“O maior mal do mundo não é cometido por monstros, mas por pessoas que se recusam a pensar no que fazem.” – Hannah Arendt
A arma estava sobre a mesa. Exposta — como uma armadilha à espera do pior. O pai esqueceu o mandamento mais básico de quem convive com armas: proteger, jamais descuidar. Armas de fogo não podem ser exibidas como troféus. Um minuto de distração pode custar uma vida. E, às vezes, custa tudo.

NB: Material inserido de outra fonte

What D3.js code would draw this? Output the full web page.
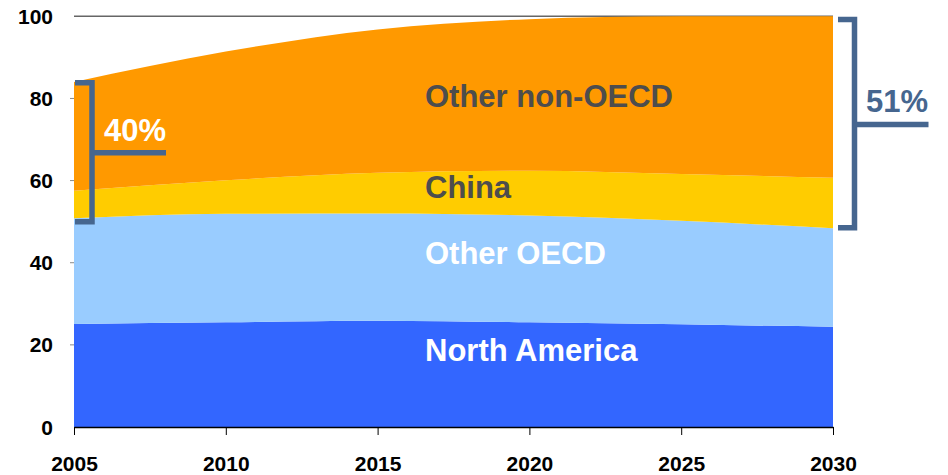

A criança tinha dois anos. Pegou a pistola. Ficou alguns segundos com ela nas mãos, como se fosse um brinquedo infantil. Tempo suficiente para que tudo fosse evitado. Mas ninguém viu. E então, um disparo certeiro contra a mãe. Ela ainda se levantou. Mesmo socorrida, não resistiu. Morreu. O coração de uma família foi dilacerado.
O episódio ocorreu no Mato Grosso do Sul, no último dia 13, e foi amplamente divulgado pela imprensa.
O pai agora vive um luto dobrado. Perdeu a esposa. Feriu o próprio filho. E sim — foi negligente. Errou gravemente. Mas não é um monstro. Não teve intenção. Não violou a lei por vontade, e sim por um descuido fatal. A pena que sofre — silenciosa, diária — é maior que qualquer condenação formal. Porque viverá com o “e se” pelo resto da vida. Claro, haverá o devido processo legal, e caberá à Justiça a palavra final.
Devemos reconhecê-lo como culpado por uma omissão gravíssima, mas também como um homem esmagado pelo destino. E, sim, devemos perdoá-lo. Não para absolvê-lo — mas para impedir que a tragédia se alastre ainda mais. O perdão é necessário quando a dor já puniu além da conta. E, nesse caso, puniu.
E o filho? Um dia saberá. Alguém contará. E mesmo sendo inocente — como é — o peso virá. Porque a mão era dele. Mas não a responsabilidade. A culpa pertence a quem falhou em protegê-lo. A quem não manteve a arma fora do alcance de suas mãos.
As Escrituras dizem: “Vigiai, pois não sabeis o dia nem a hora.” A vigilância sobre os filhos não é conselho — é mandamento. As crianças são o que há de mais puro no mundo. Não merecem sofrer. Não podem ser expostas ao perigo, ao acaso, ao caos.
Qualquer um de nós pode cair. Basta um gesto impensado. Um objeto fora do lugar. Um instante de displicência. Por isso, a vigilância deve ser constante. O Mal não se esconde em becos escuros — ele se oculta à luz do dia, quando nossos olhos deixam de enxergar o que é obrigação. A criança foi ponte. Ele não precisa de corpos adultos. Aproveita as brechas que não foram devidamente fechadas. E quando encontra uma arma esquecida sobre a mesa, a tragédia já está anunciada. “O Mal entra onde o bem falha em ocupar seu lugar.”
(Santo Agostinho, Civitas Dei)
Que isso sirva de advertência a todos. Cada vez que uma criança é exposta, ferida ou morta por descuido, não se trata apenas de uma falha isolada — é o reflexo da negligência de quem devia vigiar. É o preço cobrado quando se abandona o dever mais básico: proteger os inocentes. Isso não é caridade — é obrigação moral. E quem negligencia esse dever, por comodismo, descaso ou silêncio, torna-se cúmplice do Mal que finge não enxergar.